The poorest parts of the country, where the population is more dependent on public spending, will suffer most from the spending cuts. Public spending accounts for 57.4% of the GDP in Wales, 57.1% in the North East, 50.3% in Scotland, 50.2% in the North West, 42.1% in the South West and 34% in the South East (The Guardian 9 August 2010). If we ignore the extreme inequality between rich and poor in inner London, the coalition’s spending cuts undoubtedly will widen the so-called North/South divide. Where the money goes (p53) endorses this analysis.

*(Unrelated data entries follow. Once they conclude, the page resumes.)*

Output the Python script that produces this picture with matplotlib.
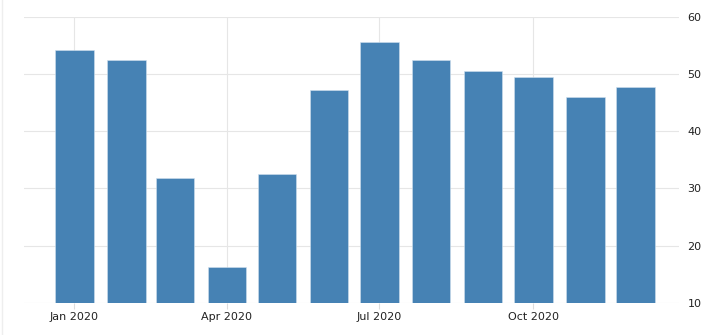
import pandas as pd
import matplotlib.pyplot as plt
from matplotlib.lines import Line2D

# Monthly values, 2020
months = pd.date_range("2020-01-01", periods=12, freq="MS")
values = [54.2, 52.5, 31.8, 16.2, 32.6, 47.2, 55.6, 52.5, 50.6, 49.5, 46.0, 47.8]
tick_dates = ["2020-01-01", "2020-04-01", "2020-07-01", "2020-10-01"]
tick_labels = ["Jan 2020", "Apr 2020", "Jul 2020", "Oct 2020"]
y_ticks = [10, 20, 30, 40, 50, 60]

fig = plt.figure(figsize=(7.28, 3.35), dpi=100)
ax = fig.add_axes([0.033, 0.0964, 0.9, 0.8526])

bottom = 10
ax.bar(months, [v - bottom for v in values], bottom=bottom, width=23,
       color="#4682b4", edgecolor="#cfe0ee", linewidth=0.4, zorder=3)

ax.set_ylim(10, 60)
ax.set_xlim(pd.Timestamp("2019-12-02"), pd.Timestamp("2020-12-27"))
ax.set_yticks(y_ticks)
ax.set_xticks(pd.to_datetime(tick_dates))
ax.set_xticklabels(tick_labels)

ax.yaxis.tick_right()
ax.tick_params(axis="y", length=0, pad=6, labelsize=8, labelcolor="#222222")
ax.tick_params(axis="x", length=4, color="#dddddd", pad=3, labelsize=8, labelcolor="#222222")

ax.grid(True, color="#e6e6e6", linewidth=0.8, zorder=0)
for s in ax.spines.values():
    s.set_visible(False)

# faint left frame line
fig.add_artist(Line2D([0.003, 0.003], [0.0, 1.0], color="#eeeeee", linewidth=1))

plt.savefig("out.png", dpi=100)
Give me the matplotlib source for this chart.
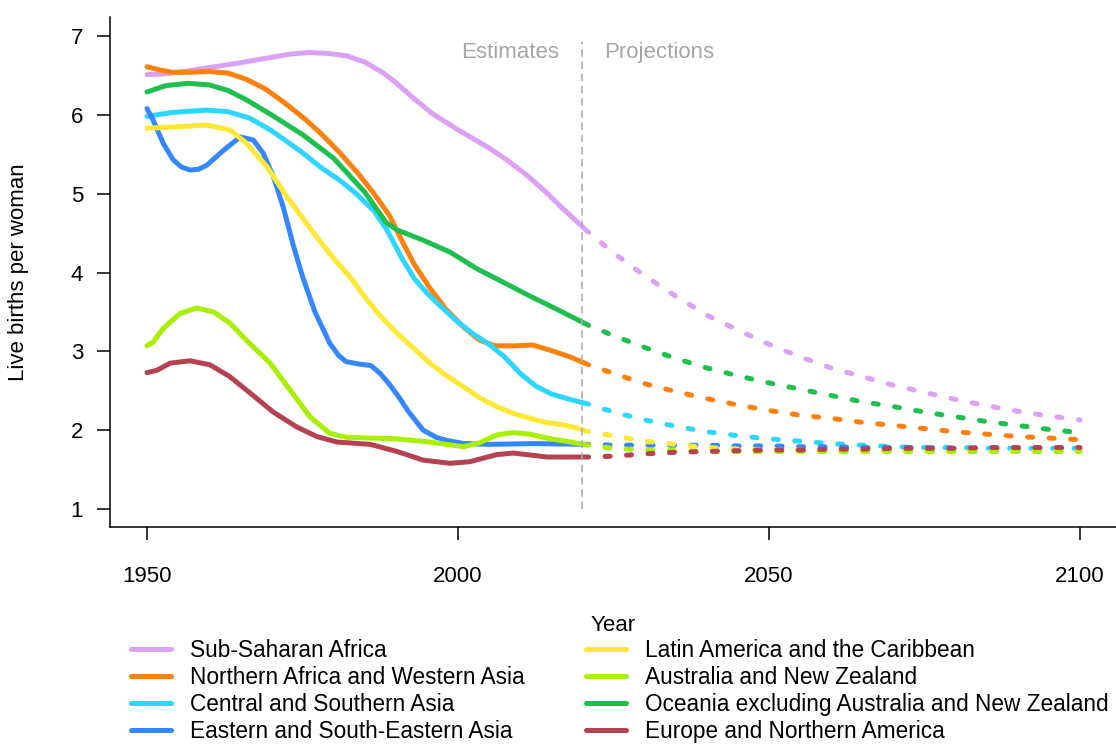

The TUC study also combines the effect of the cuts in services with the IFS study of the impact of tax and benefits changes in the Budget. It shows that the impact of public spending cuts will be much bigger than the tax and benefit changes for all groups of the population other than the richest 10%. Despite the richest 10% facing increases in their tax payments, mainly as a result of the coalition continuing with the tax changes on high incomes in Labour’s final Budget, they still lose only one quarter of the losses faced by the poorest 10% (See chart).

This is class war, brutally demonstrated by the recent statement of the coalition Chancellor, multi-millionaire George Osborne, that he would reduce the number of people who claim benefits as a ‘lifestyle choice’. He was not referring to the bankers.

1 See ‘Coalition declares class war’ FRFI 216 August/September 2010. For an extensive article on the character of British capitalism see ‘Britain: parasitic and decaying capitalism’ in FRFI 194 December 2006/January 2007. Both at

2 See ‘Banks on a roll as Britain staggers out of recession’, FRFI 213 February/March 2010 on our website.

3 It has just been announced that Stuart Gulliver, head of investment banking at HSBC, has been appointed HSBC’s new chief executive.